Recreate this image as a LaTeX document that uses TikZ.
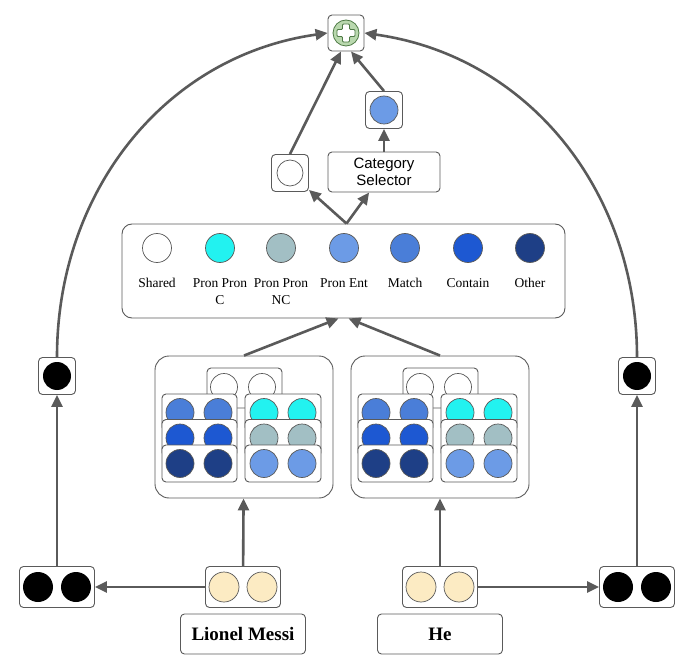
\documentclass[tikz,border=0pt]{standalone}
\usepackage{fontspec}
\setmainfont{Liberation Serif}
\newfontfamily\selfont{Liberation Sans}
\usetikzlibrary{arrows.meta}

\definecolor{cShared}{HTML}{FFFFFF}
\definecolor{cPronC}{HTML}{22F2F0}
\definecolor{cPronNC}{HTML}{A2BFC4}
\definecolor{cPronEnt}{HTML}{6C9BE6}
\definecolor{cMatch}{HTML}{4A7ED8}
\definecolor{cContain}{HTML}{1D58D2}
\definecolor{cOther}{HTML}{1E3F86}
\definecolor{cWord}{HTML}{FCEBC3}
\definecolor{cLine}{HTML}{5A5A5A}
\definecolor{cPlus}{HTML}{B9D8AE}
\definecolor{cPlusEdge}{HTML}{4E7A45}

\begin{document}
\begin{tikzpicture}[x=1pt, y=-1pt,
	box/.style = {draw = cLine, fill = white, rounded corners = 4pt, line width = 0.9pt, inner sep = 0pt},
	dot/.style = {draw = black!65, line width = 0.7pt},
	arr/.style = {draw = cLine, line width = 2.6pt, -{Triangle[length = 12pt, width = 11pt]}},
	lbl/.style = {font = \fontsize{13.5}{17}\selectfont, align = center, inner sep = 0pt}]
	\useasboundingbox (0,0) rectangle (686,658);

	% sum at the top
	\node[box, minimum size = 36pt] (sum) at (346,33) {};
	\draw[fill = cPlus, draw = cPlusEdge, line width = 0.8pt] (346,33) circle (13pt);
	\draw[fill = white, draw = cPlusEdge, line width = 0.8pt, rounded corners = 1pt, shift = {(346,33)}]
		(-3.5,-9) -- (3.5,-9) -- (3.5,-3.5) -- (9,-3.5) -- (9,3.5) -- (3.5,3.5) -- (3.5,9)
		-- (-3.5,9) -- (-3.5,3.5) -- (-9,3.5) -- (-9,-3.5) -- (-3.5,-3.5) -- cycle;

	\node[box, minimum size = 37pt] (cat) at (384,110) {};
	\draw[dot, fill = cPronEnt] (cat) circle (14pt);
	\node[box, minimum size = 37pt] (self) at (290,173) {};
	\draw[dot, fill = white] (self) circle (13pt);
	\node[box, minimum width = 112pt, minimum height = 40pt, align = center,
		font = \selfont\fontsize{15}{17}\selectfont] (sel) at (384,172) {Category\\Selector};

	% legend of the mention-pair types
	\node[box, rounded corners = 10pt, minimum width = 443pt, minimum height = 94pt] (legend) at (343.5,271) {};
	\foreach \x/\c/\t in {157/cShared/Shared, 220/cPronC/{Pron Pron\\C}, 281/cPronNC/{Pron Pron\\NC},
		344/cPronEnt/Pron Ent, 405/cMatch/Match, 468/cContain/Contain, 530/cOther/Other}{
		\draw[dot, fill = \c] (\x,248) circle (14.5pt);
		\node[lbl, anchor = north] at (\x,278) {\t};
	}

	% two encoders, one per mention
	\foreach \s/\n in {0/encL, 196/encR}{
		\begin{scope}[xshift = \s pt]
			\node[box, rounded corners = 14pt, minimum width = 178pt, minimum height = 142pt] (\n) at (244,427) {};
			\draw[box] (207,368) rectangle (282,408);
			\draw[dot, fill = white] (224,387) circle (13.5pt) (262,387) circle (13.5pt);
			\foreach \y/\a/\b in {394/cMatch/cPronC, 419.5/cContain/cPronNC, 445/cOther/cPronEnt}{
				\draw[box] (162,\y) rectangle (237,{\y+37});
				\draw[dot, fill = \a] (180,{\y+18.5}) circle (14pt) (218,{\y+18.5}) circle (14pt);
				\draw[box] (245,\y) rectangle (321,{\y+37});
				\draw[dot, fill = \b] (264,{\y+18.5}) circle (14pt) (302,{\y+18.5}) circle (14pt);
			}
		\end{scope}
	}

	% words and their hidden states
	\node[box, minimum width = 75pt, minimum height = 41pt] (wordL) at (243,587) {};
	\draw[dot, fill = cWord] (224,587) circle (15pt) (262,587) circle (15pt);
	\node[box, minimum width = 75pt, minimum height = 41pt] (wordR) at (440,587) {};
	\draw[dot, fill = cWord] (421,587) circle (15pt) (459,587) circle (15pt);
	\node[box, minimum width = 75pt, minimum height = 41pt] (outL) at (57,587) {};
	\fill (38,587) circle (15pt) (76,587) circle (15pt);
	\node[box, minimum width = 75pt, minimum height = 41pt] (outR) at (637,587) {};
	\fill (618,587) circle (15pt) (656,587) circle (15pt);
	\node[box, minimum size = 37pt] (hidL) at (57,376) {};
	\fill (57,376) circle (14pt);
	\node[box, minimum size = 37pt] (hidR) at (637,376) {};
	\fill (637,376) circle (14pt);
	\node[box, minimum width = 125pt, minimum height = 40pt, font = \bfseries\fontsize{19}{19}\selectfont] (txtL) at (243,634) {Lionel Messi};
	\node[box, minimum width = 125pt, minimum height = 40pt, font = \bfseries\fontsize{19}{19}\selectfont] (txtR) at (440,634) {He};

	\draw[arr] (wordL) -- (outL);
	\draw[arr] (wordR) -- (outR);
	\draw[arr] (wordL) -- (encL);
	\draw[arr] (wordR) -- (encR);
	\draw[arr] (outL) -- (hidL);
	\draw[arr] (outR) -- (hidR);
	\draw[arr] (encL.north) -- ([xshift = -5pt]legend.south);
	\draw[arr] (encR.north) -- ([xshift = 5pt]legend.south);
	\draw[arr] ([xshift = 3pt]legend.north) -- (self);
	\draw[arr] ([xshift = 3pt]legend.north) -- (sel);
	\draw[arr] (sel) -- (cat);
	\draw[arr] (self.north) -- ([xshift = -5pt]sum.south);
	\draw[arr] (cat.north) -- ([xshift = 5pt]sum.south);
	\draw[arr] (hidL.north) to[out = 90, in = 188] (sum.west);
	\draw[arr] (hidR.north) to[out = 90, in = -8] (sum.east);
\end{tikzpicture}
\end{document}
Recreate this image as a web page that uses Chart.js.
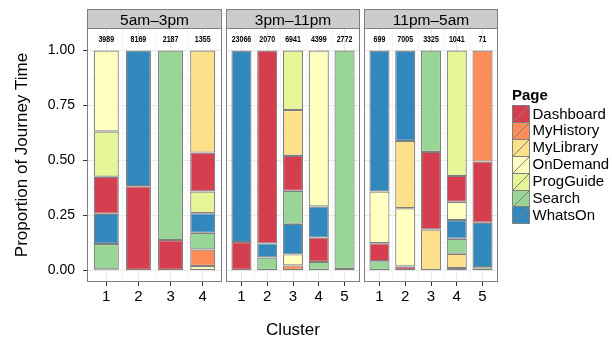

========

__To do__.
List the lines that contain the word "image".

__Answer to this task__.
Recreate this image as a LaTeX document that uses TikZ.
Recreate this image as a web page that uses Chart.js.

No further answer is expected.